Cree drummers fr Saskatchewan have recruited Maori to hold mic - it's like that at World Indigenous Peoples Games pic.twitter.com/sBOTNmwQb4— Stephanie Nolen (@snolen) October 27, 2015
INDIGENOUS LAND-RIGHTS BATTLES SHADOW GAMES
Congress considered a proposed constitutional amendment that would transfer the right to demarcate indigenous lands from the executive branch to Congress itself. Congress is heavily influenced by the powerful agribusiness lobby that has bitterly opposed the zoning of indigenous reserves in the past. While contestants in spear-throwing were facing off in the main stadium on Thursday, a key congressional committee approved the amendment – although it must still pass the full lower house and senate.
"Because of this law, people who don't have their land yet won't get it and those who do have it will get white people coming in and building a dam or something else," said Simmaitedzi Xacriaba, 16, a member of the Xacriaba nation, whose territory is not demarcated and is in Mato Grosso do Sul, the site of the most intense land conflict today between indigenous people and large-scale agriculture in Brazil. She was a part of several small protests that popped up at the Games. The government staged the Games "right in the middle of the debate on this law and most indigenous people are here and are distracted," she said.
Chief Littlechild, who for years has advocated for indigenous people at international human-rights bodies including that of the United Nations, said he understood that concern. "It can give an appearance that things are fine, and it could mask the real situation of what's going on with poverty and land issues," he said. "The flip side is it gives those voices a chance to be heard – it's a global platform that lifts up the challenges people are facing."
ERALDO PERES/ASSOCIATED PRESS
And indeed the Xacriaba protest was covered by the Brazilian media, possibly because the Xacriaba women chose to wear their traditional dress, which consists only of a short grass skirt and a feathered headdress, while the Games otherwise received little coverage within the country.
Crowds of non-indigenous Brazilians visitors filed into the grounds each evening, and formed lines around os indios (the Indians) who wore feathers and face paint, in a frenzy of selfie-ing. (Indios wearing T-shirts and board shorts slipped past unremarked.) But when the Xacriaba and other groups began to speak about the new land law, the visitors quickly shuffled off to the crafts fair.
As the Games wound down, the organizing committee had reached a provisional decision to host the next global gathering in two years in Winnipeg.
A few days after her encounter with Mr.
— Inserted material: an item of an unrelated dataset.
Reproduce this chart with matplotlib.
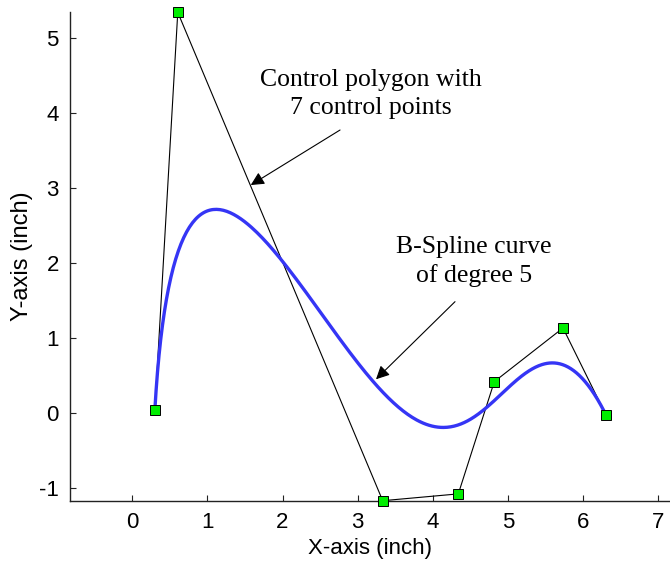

Tsumey'wa, Ms. Ledoux and others from her family, wearing elaborate beaded regalia, danced to the beat of traditional drums in a hall at the Games. Sitting cross-legged in the front row of the audience was a young Kayapo man in a headdress made of brilliant yellow parrot feathers snapping pictures on a small camera, his eyes wide.
His name is Motu Kayapo, and he is from Para, in the Amazon. His trip to the Games was his first out of his territory. And it was a revelation.
Video: See Motu Kayapo (at right) watching the Cree dancers
"I didn't know there were indigenous people in Canada," he said, then qualified that statement. "I didn't know there were indigenous people in the rest of the world. … I knew there were other indigenous people in Brazil, from hearing about it, but I had never met any of them."
Mr. Kayapo is 23, and in high school. The Cree performance had drawn him in – the language of the young singers, and the drumbeat, were all familiar, he said, reminiscent of his own people's language. But the Cree ribbon shirts, porcupine quills and eagle feathers, those startled him – and the intricate, athletic dance was different too.
"I'm taking pictures for the people in my village who couldn't come," he said. "I think it's very beautiful."